- _Prompt_: From the first line of the listing below to the line with "min_p75 = [1.74, 2.02, 1.83, 1.83, 1.0, 1.50, 1.53, 2.08, 0.99]", print each line exactly, and nothing more. Leave out the pictures.
[Start Dataset content]
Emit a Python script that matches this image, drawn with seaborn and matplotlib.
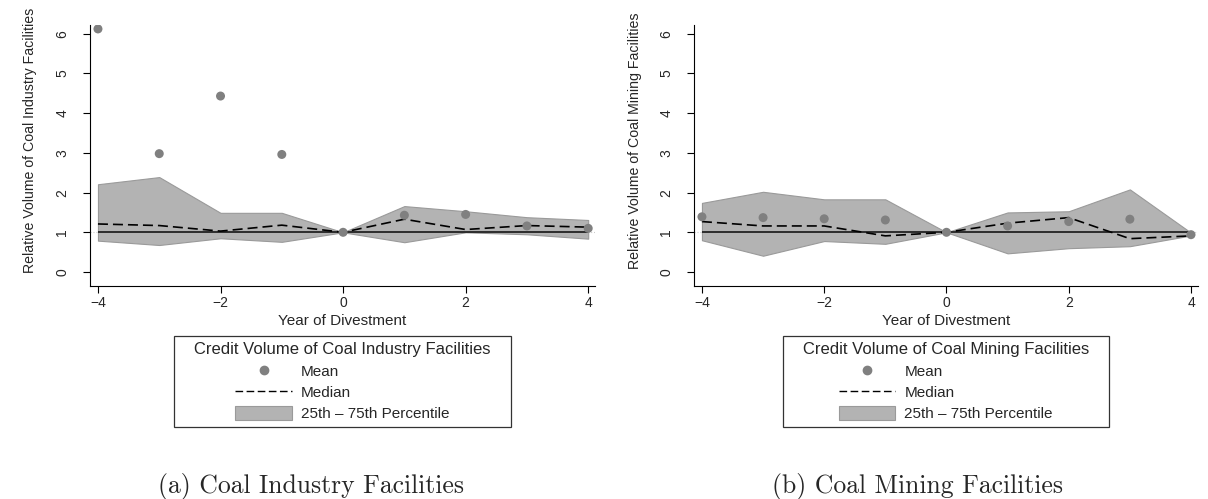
import numpy as np
import pandas as pd
import matplotlib
matplotlib.use("Agg")
import matplotlib.pyplot as plt
import seaborn as sns
from matplotlib.patches import Patch
from matplotlib.lines import Line2D

years = [-4, -3, -2, -1, 0, 1, 2, 3, 4]

ind_mean = [6.12, 2.98, 4.43, 2.96, 1.0, 1.43, 1.45, 1.16, 1.10]
ind_median = [1.21, 1.17, 1.03, 1.18, 1.0, 1.33, 1.07, 1.17, 1.13]
ind_p25 = [0.79, 0.68, 0.85, 0.76, 1.0, 0.75, 1.00, 0.95, 0.84]
ind_p75 = [2.21, 2.39, 1.49, 1.49, 1.0, 1.66, 1.53, 1.38, 1.31]

min_mean = [1.39, 1.37, 1.34, 1.31, 1.0, 1.16, 1.27, 1.33, 0.94]
min_median = [1.27, 1.16, 1.16, 0.91, 1.0, 1.23, 1.37, 0.84, 0.91]
min_p25 = [0.80, 0.41, 0.78, 0.71, 1.0, 0.47, 0.60, 0.65, 0.92]
min_p75 = [1.74, 2.02, 1.83, 1.83, 1.0, 1.50, 1.53, 2.08, 0.99]

ylabels = ["Relative Volume of Coal Industry Facilities",
           "Relative Volume of Coal Mining Facilities"]
legend_titles = ["Credit Volume of Coal Industry Facilities",
                 "Credit Volume of Coal Mining Facilities"]
captions = ["(a) Coal Industry Facilities", "(b) Coal Mining Facilities"]
xlabel = "Year of Divestment"
legend_labels = ["Mean", "Median", "25th \u2013 75th Percentile"]

sns.set_theme(style="ticks")
plt.rcParams["font.family"] = ["Liberation Sans", "DejaVu Sans"]

fig = plt.figure(figsize=(12.08, 4.99), dpi=100)
positions = [[0.0745, 0.427, 0.418, 0.523], [0.5745, 0.427, 0.417, 0.523]]
caption_x = [311 / 1208, 917 / 1208]

FILL = "#b3b3b3"
EDGE = "#9a9a9a"
MEAN_C = "#808080"

panels = [
    (ind_mean, ind_median, ind_p25, ind_p75),
    (min_mean, min_median, min_p25, min_p75),
]

for i, (mean, median, p25, p75) in enumerate(panels):
    ax = fig.add_axes(positions[i])
    df = pd.DataFrame({"year": years, "mean": mean, "median": median,
                       "p25": p25, "p75": p75})
    ax.axhline(1, color="#cccccc", lw=0.8, ls=":", zorder=0)
    ax.fill_between(df["year"], df["p25"], df["p75"], facecolor=FILL,
                    edgecolor=EDGE, lw=0.8, zorder=1)
    ax.hlines(1, -4, 4, color="#222222", lw=1.3, zorder=2)
    sns.lineplot(data=df, x="year", y="median", ax=ax, color="black",
                 lw=1.2, zorder=3)
    ax.lines[-1].set_dashes([6, 3])
    sns.scatterplot(data=df, x="year", y="mean", ax=ax, color=MEAN_C,
                    s=42, edgecolor="none", zorder=4)
    ax.set_xlim(-4.13, 4.11)
    ax.set_ylim(-0.35, 6.22)
    ax.set_xticks([-4, -2, 0, 2, 4])
    ax.set_yticks([0, 1, 2, 3, 4, 5, 6])
    ax.tick_params(axis="both", labelsize=10, length=5, width=0.8,
                   color="black")
    ax.tick_params(axis="x", pad=2)
    ax.tick_params(axis="y", pad=10)
    for lab in ax.get_yticklabels():
        lab.set_rotation(90)
        lab.set_va("center")
    ax.set_xlabel(xlabel, fontsize=11, labelpad=3)
    ax.set_ylabel(ylabels[i], fontsize=10.2, labelpad=12)
    ax.yaxis.set_label_coords(-0.104, 0.556)
    for s in ["top", "right"]:
        ax.spines[s].set_visible(False)
    for s in ["left", "bottom"]:
        ax.spines[s].set_color("black")
        ax.spines[s].set_linewidth(0.8)

    handles = [
        Line2D([], [], marker="o", color=MEAN_C, ls="none", markersize=6),
        Line2D([], [], color="black", ls=(0, (5.5, 2.5)), lw=1.0),
        Patch(facecolor=FILL, edgecolor=EDGE, lw=0.8),
    ]
    leg = ax.legend(handles, legend_labels,
                    title="\u00a0\u00a0\u00a0" + legend_titles[i] + "\u00a0\u00a0\u00a0",
                    loc="upper center", bbox_to_anchor=(0.5, -0.19),
                    fontsize=11, title_fontsize=12, frameon=True,
                    fancybox=False, edgecolor="black", handlelength=3.7,
                    handleheight=1.0, labelspacing=0.4, borderpad=0.4,
                    handletextpad=0.6, borderaxespad=0)
    leg.get_frame().set_linewidth(0.9)
    leg._legend_box.align = "center"
    leg._legend_box.sep = 5

    fig.text(caption_x[i], 1 - 487 / 499, captions[i], fontsize=18.5,
             family="cmr10", ha="center", va="center")

fig.savefig("out.png", dpi=100, facecolor="white")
[End Dataset content]
- _Response to this task_:
Emit a Python script that matches this image, drawn with seaborn and matplotlib.
import numpy as np
import pandas as pd
import matplotlib
matplotlib.use("Agg")
import matplotlib.pyplot as plt
import seaborn as sns
from matplotlib.patches import Patch
from matplotlib.lines import Line2D

years = [-4, -3, -2, -1, 0, 1, 2, 3, 4]

ind_mean = [6.12, 2.98, 4.43, 2.96, 1.0, 1.43, 1.45, 1.16, 1.10]
ind_median = [1.21, 1.17, 1.03, 1.18, 1.0, 1.33, 1.07, 1.17, 1.13]
ind_p25 = [0.79, 0.68, 0.85, 0.76, 1.0, 0.75, 1.00, 0.95, 0.84]
ind_p75 = [2.21, 2.39, 1.49, 1.49, 1.0, 1.66, 1.53, 1.38, 1.31]

min_mean = [1.39, 1.37, 1.34, 1.31, 1.0, 1.16, 1.27, 1.33, 0.94]
min_median = [1.27, 1.16, 1.16, 0.91, 1.0, 1.23, 1.37, 0.84, 0.91]
min_p25 = [0.80, 0.41, 0.78, 0.71, 1.0, 0.47, 0.60, 0.65, 0.92]
min_p75 = [1.74, 2.02, 1.83, 1.83, 1.0, 1.50, 1.53, 2.08, 0.99]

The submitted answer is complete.